As DAOs são como pequenas democracias. As decisões são tomadas de forma coletiva e os espólios são compartilhados entre todos.

Ele teve bastante tempo e chances de devolver os fundos. Pouco antes da invasão, entrou em contato com os criadores para apontar as falhas do fundo de risco descentralizado. Se tivesse hackeado o sistema, mas se apresentasse e dissesse que devolveria o dinheiro após ter apresentado seu ponto de vista, a comunidade o consideraria um herói.

De fato, hoje existem alguns especialistas em segurança que se tornaram famosos ao identificar códigos defeituosos e resgatar o dinheiro antes que ele pudesse ser hackeado. Um dos criadores do DAO descobriu a identidade do suspeito e disse que ele perdeu uma grande oportunidade de corrigir a situação: “Ele acabou enfiando os pés pelas mãos. Ter uma boa reputação vale muito mais do que dinheiro.”

  1. CUIDADO COM SEUS PARCEIROS DE NEGÓCIOS

O criador da Ethereum, Vitalik Buterin, teve a ideia de um novo tipo de blockchain. Ele escreveu um white paper (documento longo e detalhado, que aborda um assunto de forma técnica e aprofundada) e o enviou para 13 amigos em novembro de 2013, no mesmo dia em que o Bitcoin ultrapassou a marca de US$ 1 mil pela primeira vez. Quando viram o potencial da Ethereum, perceberam que poderiam ficar milionários. Logo, o grupo inicial da plataforma se tornou uma mistura de idealistas e oportunistas. 
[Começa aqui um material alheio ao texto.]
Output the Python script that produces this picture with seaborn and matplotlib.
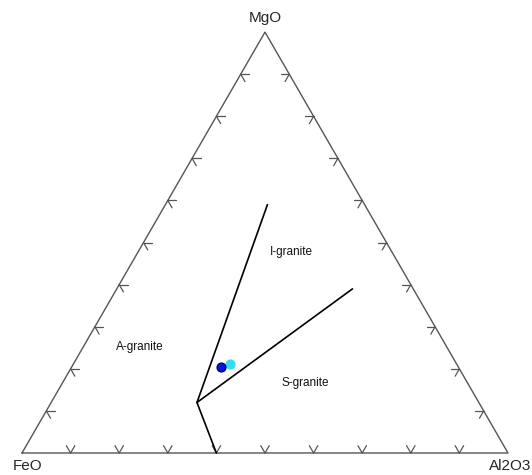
import numpy as np
import matplotlib
matplotlib.use("Agg")
import matplotlib.pyplot as plt
import seaborn as sns

# ternary data, fractions (FeO, MgO, Al2O3)
apices = ["FeO", "MgO", "Al2O3"]
boundary_junction = [0.58, 0.12, 0.30]
boundary_ends = [
    [0.20, 0.59, 0.21],   # I / A boundary
    [0.125, 0.39, 0.485],  # I / S boundary
    [0.60, 0.00, 0.40],   # A / S boundary
]
field_names = ["I-granite", "A-granite", "S-granite"]
field_pos = [[0.206, 0.478, 0.316], [0.631, 0.252, 0.117], [0.334, 0.166, 0.500]]
sample_feo = [0.488, 0.466]
sample_mgo = [0.204, 0.2115]
sample_al2o3 = [0.307, 0.322]
sample_colors = ["#1010e0", "#33dcf5"]
sample_edges = ["#000080", "#33dcf5"]
tick_fracs = [0.1, 0.2, 0.3, 0.4, 0.5, 0.6, 0.7, 0.8, 0.9]

H = np.sqrt(3) / 2


def to_xy(fe, mg, al):
    fe, mg, al = np.asarray(fe, float), np.asarray(mg, float), np.asarray(al, float)
    s = fe + mg + al
    return (al + mg / 2) / s, (mg * H) / s


sns.set_style("white")
plt.rcParams["font.family"] = ["Liberation Sans", "DejaVu Sans"]

fig = plt.figure(figsize=(5.32, 4.75), dpi=100)
ax = fig.add_axes([0, 0, 1, 1])
S = 486.0
ax.set_xlim(-22 / S, 510 / S)
ax.set_ylim(-22 / S, 453 / S)
ax.axis("off")

# triangle outline
corners = np.array([[0, 0], [0.5, H], [1, 0], [0, 0]])
ax.plot(corners[:, 0], corners[:, 1], color="#555555", lw=1.0)

# edge ticks (V shapes pointing inward, parallel to the other edges)
L = 8.5 / S
edges = [
    ((0, 0), (1, 0), [60, 120]),        # bottom
    ((0, 0), (0.5, H), [0, -60]),       # left
    ((1, 0), (0.5, H), [180, 240]),     # right
]
for p0, p1, angs in edges:
    for f in tick_fracs:
        px = p0[0] + (p1[0] - p0[0]) * f
        py = p0[1] + (p1[1] - p0[1]) * f
        for a in angs:
            r = np.radians(a)
            ax.plot([px, px + L * np.cos(r)], [py, py + L * np.sin(r)],
                    color="#555555", lw=0.9)

# field boundaries
jx, jy = to_xy(*boundary_junction)
for end in boundary_ends:
    ex, ey = to_xy(*end)
    ax.plot([jx, ex], [jy, ey], color="black", lw=1.2)

# field labels
for name, pos in zip(field_names, field_pos):
    x, y = to_xy(*pos)
    ax.text(x, y, name, fontsize=8.5, ha="center", va="center", color="#111111")

# samples
sx, sy = to_xy(sample_feo, sample_mgo, sample_al2o3)
for i in [1, 0]:
    sns.scatterplot(x=[sx[i]], y=[sy[i]], ax=ax, s=40, color=sample_colors[i],
                    edgecolor=sample_edges[i], linewidth=1.0, zorder=5)

# apex labels
ax.text(0.5, H + 14 / S, apices[1], fontsize=11, ha="center", va="center")
ax.text(6 / S, -13 / S, apices[0], fontsize=11, ha="center", va="center")
ax.text(1 + 2 / S, -13 / S, apices[2], fontsize=11, ha="center", va="center")

fig.savefig("out.png", dpi=100)
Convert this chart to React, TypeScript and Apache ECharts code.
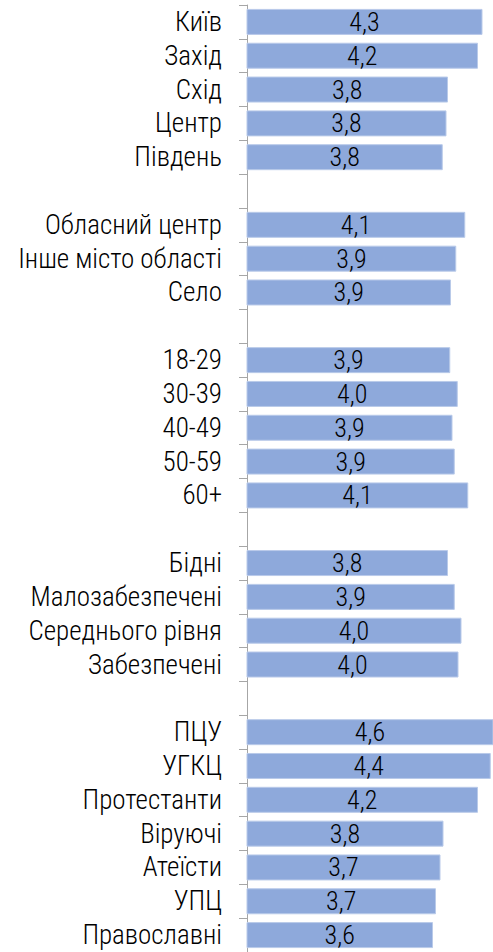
import React, { useEffect, useRef } from "react";
import * as echarts from "echarts";

const regions = ["Київ", "Захід", "Схід", "Центр", "Південь"];
const regionValues = [4.29, 4.23, 3.83, 3.81, 3.76];

const settlements = ["Обласний центр", "Інше місто області", "Село"];
const settlementValues = [4.06, 3.94, 3.87];

const ages = ["18-29", "30-39", "40-49", "50-59", "60+"];
const ageValues = [3.86, 3.96, 3.89, 3.92, 4.1];

const wealth = ["Бідні", "Малозабезпечені", "Середнього рівня", "Забезпечені"];
const wealthValues = [3.83, 3.92, 4.01, 3.97];

const religions = ["ПЦУ", "УГКЦ", "Протестанти", "Віруючі", "Атеїсти", "УПЦ", "Православні"];
const religionValues = [4.6, 4.4, 4.23, 3.77, 3.73, 3.67, 3.63];

const groups: [string[], number[]][] = [
  [regions, regionValues],
  [settlements, settlementValues],
  [ages, ageValues],
  [wealth, wealthValues],
  [religions, religionValues],
];

export default function App() {
  const ref = useRef<HTMLDivElement>(null);
  useEffect(() => {
    if (!ref.current) return;
    const cats: string[] = [];
    const vals: (number | null)[] = [];
    groups.forEach(([c, v], gi) => {
      if (gi > 0) {
        cats.push(" ".repeat(gi));
        vals.push(null);
      }
      c.forEach((name, i) => {
        cats.push(name);
        vals.push(v[i]);
      });
    });
    const font = "'Roboto Condensed', 'Liberation Sans', Arial, sans-serif";
    const chart = echarts.init(ref.current, undefined, { renderer: "svg" });
    chart.setOption({
      animation: false,
      grid: { left: 247, top: 5, width: 246, height: cats.length * 34, containLabel: false },
      xAxis: {
        type: "value",
        min: 1.15,
        max: 4.43,
        show: false,
        splitLine: { show: false },
      },
      yAxis: {
        type: "category",
        inverse: true,
        data: cats,
        axisLine: { show: true, lineStyle: { color: "#a6a6a6", width: 1 } },
        axisTick: { show: true, length: 8, interval: 0, lineStyle: { color: "#a6a6a6" } },
        axisLabel: {
          interval: 0,
          margin: 25,
          fontSize: 27,
          fontWeight: 300,
          fontFamily: font,
          color: "#000",
        },
      },
      series: [
        {
          type: "bar",
          data: vals,
          barWidth: 26,
          clip: true,
          itemStyle: { color: "#8EA9DB", borderColor: "#b9cae9", borderWidth: 1 },
          label: {
            show: true,
            position: "inside",
            fontSize: 26,
            fontWeight: 300,
            fontFamily: font,
            color: "#000",
            formatter: (p: any) => (p.value == null ? "" : Number(p.value).toFixed(1).replace(".", ",")),
          },
        },
      ],
    });
    return () => chart.dispose();
  }, []);
  return (
    <div
      ref={ref}
      style={{ position: "fixed", left: 0, top: 0, width: 493, height: 952, background: "#fff" }}
    />
  );
}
Nos anos seguintes, Buterin se viu em uma crise após a outra. Além disso, tinha bastante dificuldade em dizer não às pessoas, o que o colocou em várias situações nas quais era anulado por colegas mais enérgicos e gananciosos. Após anos de aprendizado, finalmente encontrou um grupo de amigos de verdade, que não estavam a seu lado para proveito próprio. Ele entendeu que não ser capaz de defender a si mesmo e seus princípios poderia prejudicar os outros e a Ethereum.